Availability means that the client will get the response from our system, even when some nodes are down.
Partition Tolerance means that our system functions correctly even, when the system gets partitioned (some nodes are separated, for example because of networking issues).
CAP theorem says that it's impossible to have three of those properties in the same time in our system. In other words, we need to sacrifice one of the property to be able to have the rest.
Because of that we can divide distributed systems into CA (Consistency and Availability), CP (Consistency and Partition Tolerance) and AP (Availability and Partition Tolerance).
In practice, it's not possible to eliminate networking issues, so it's not possible to have distributed system without Partition Tolerance property which leaves us with CP or AP systems.

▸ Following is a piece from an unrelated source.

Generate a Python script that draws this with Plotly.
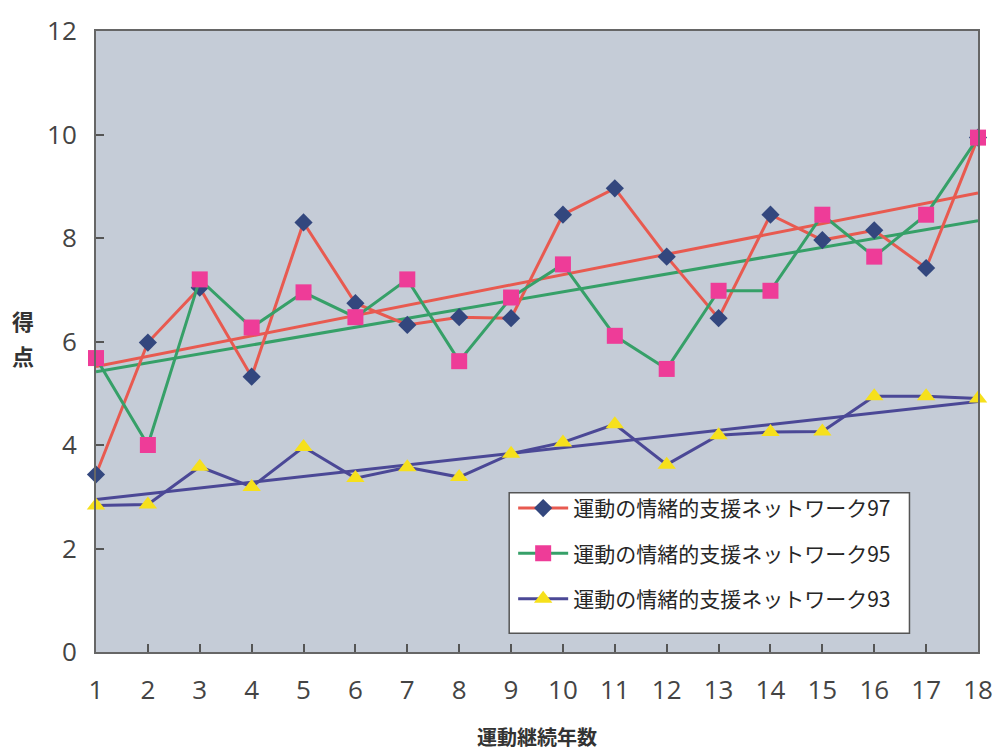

In CP systems, we sacrifice Availability. For example when our system gets partitioned — so let's say we have two nodes in one data center and one node in other — not connected, then in order to maintain Consistency, we need to disable data modifications until we'll get the system connected. Otherwise, we'll have writes in nodes one and two, and we won't be able to read that data in node three, so we'll lose Consistency. Because we are blocking writes, we are loosing Availability.
In AP systems, we sacrifice Consistency. For example if our system get partitioned again, and we want to make it available, then clients can write to nodes one and two, thus on the node three we won't get consistent data. We have Availability but don't have Consistency.